How to Plan for a Business Merger, Sale, or Change in Leadership
Planning for sale, succession, or a change in leadership is critical. Your blueprint for passing the torch doesn’t necessarily have to be part of your written plan. But succession plans should definitely show up there if a change at the helm is imminent. You may also want to address your back-up plans for other top people on your management team, depending on the size of your company.
The time may come when you’re ready to hang up the reins and call an end to your involvement in your company. In that case, your business plan needs to include an exit strategy that defines how you’ll reap the value of your business upon your departure.
Even for businesses just starting out, having an exit strategy in place is important strategically. Knowing how you plan to go out of business will help you make the right decisions in starting and growing your enterprise.
When the head honcho of a big company becomes too closely associated with its success, the Board of Directors and investors begin to get nervous. No wonder. Unexpected things can happen, from illness to a defection to another company. If a firm’s products and success appear to be the result of one individual — think iPods and iPhones — everyone gets jittery.

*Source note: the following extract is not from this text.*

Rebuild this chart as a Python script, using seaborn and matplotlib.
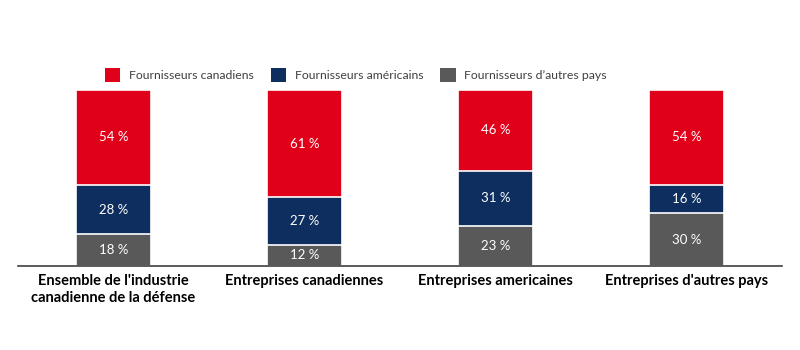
import matplotlib
matplotlib.use("Agg")
import matplotlib.pyplot as plt
import seaborn as sns
import pandas as pd
import numpy as np
from matplotlib.patches import Patch

categories = ["Ensemble de l'industrie\ncanadienne de la défense",
              "Entreprises canadiennes",
              "Entreprises americaines",
              "Entreprises d'autres pays"]
canadiens = [54, 61, 46, 54]
americains = [28, 27, 31, 16]
autres = [18, 12, 23, 30]
series_names = ["Fournisseurs canadiens", "Fournisseurs américains", "Fournisseurs d’autres pays"]
colors = ["#E1001A", "#0D2E5F", "#595959"]

sns.set_theme(style="white")
plt.rcParams['font.family'] = ['Lato', 'DejaVu Sans']

df = pd.DataFrame({"cat": categories, "can": canadiens, "ame": americains, "aut": autres})
df["top_ame"] = df["aut"] + df["ame"]
df["top_can"] = df["top_ame"] + df["can"]

fig = plt.figure(figsize=(8, 3.5), dpi=100)
ax = fig.add_axes([0.0225, 0.24, 0.955, 0.503])

w = 0.39
for col, c in [("top_can", colors[0]), ("top_ame", colors[1]), ("aut", colors[2])]:
    sns.barplot(data=df, x="cat", y=col, color=c, width=w, ax=ax,
                edgecolor="white", linewidth=1.2, saturation=1, errorbar=None)

for i in range(len(categories)):
    b = 0
    for vals in [autres, americains, canadiens]:
        v = vals[i]
        ax.text(i, b + v / 2, f"{v} %", ha="center", va="center", color="white", fontsize=9.5)
        b += v

ax.set_ylim(0, 100)
ax.set_xlim(-0.5, len(categories) - 0.5)
ax.set_ylabel("")
ax.set_xlabel("")
ax.set_yticks([])
for s in ["top", "left", "right"]:
    ax.spines[s].set_visible(False)
ax.spines["bottom"].set_color("#404040")
ax.spines["bottom"].set_linewidth(1.2)
ax.set_xticks(range(len(categories)))
ax.set_xticklabels(categories, fontsize=10.5, fontweight="bold", color="black")
ax.tick_params(axis="x", which="major", length=0, pad=6)
ax.set_xticks(np.arange(-0.5, len(categories), 1), minor=True)
ax.tick_params(axis="x", which="minor", length=5, width=1.2, color="#404040", direction="out")

handles = [Patch(facecolor=c, edgecolor="none") for c in colors]
fig.legend(handles, series_names, loc="center", bbox_to_anchor=(0.445, 1 - 75 / 350), ncol=3,
           frameon=False, fontsize=8.8, handlelength=1.25, handleheight=1.5,
           columnspacing=1.4, handletextpad=0.7, labelcolor="#404040")

fig.savefig("out.png", dpi=100, facecolor="white")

Even in small companies where everyone pitches in, an unexpected change in leadership can cause major disruptions reaching all the way to the bottom line. Indeed, a lack of succession planning can be devastating in a small business caught by surprise when the top leadership departs.
If your exit strategy involves selling your business or merging it with another company in the near-term, business planning takes on a whole new urgency. Before contacting a business broker or approaching likely buyers, have a plan for what you want to see happen.
Even if your business is in great shape, you still have to convince prospective buyers that it can transfer into their hands and still stay strong. The issues of most concern are:
Whether customers will stay with the business even after a change of ownership. A buyer wants to be convinced that clients are more loyal to the business than they are to you, the business owner.
Be ready to show the number of clients who have long-standing relationships with your business and explain why they’ll stay customers when the new owners take over. Also be prepared to explain how customer information is kept in databases that can be transferred to the new owner.
Whether the company’s key capabilities and processes will remain intact. A prospective owner must be convinced that the company will go on doing what it does well. Take time to assess whether your business has developed systems around your capabilities and whether those systems are easy to adopt, thanks to business and marketing plans and production and policy manuals.
Whether legal contracts can be transferred. A buyer wants to know that contracts for client, supplier, distributor, and other key business relationships exist and are transferable. The same goes for building and equipment leases.
Especially in the case of your building lease, if your business success is reliant upon its location — as is the case with most restaurant and retail establishments — be sure your lease extends at least five years into the future.
Whether the workforce will stay. Key employee contracts, profit sharing programs, employee benefit plans, and other employment incentives help bind employees to a business, as do programs that inspire employee development and morale. Be prepared to explain your employment programs, plans, and policies to a buyer.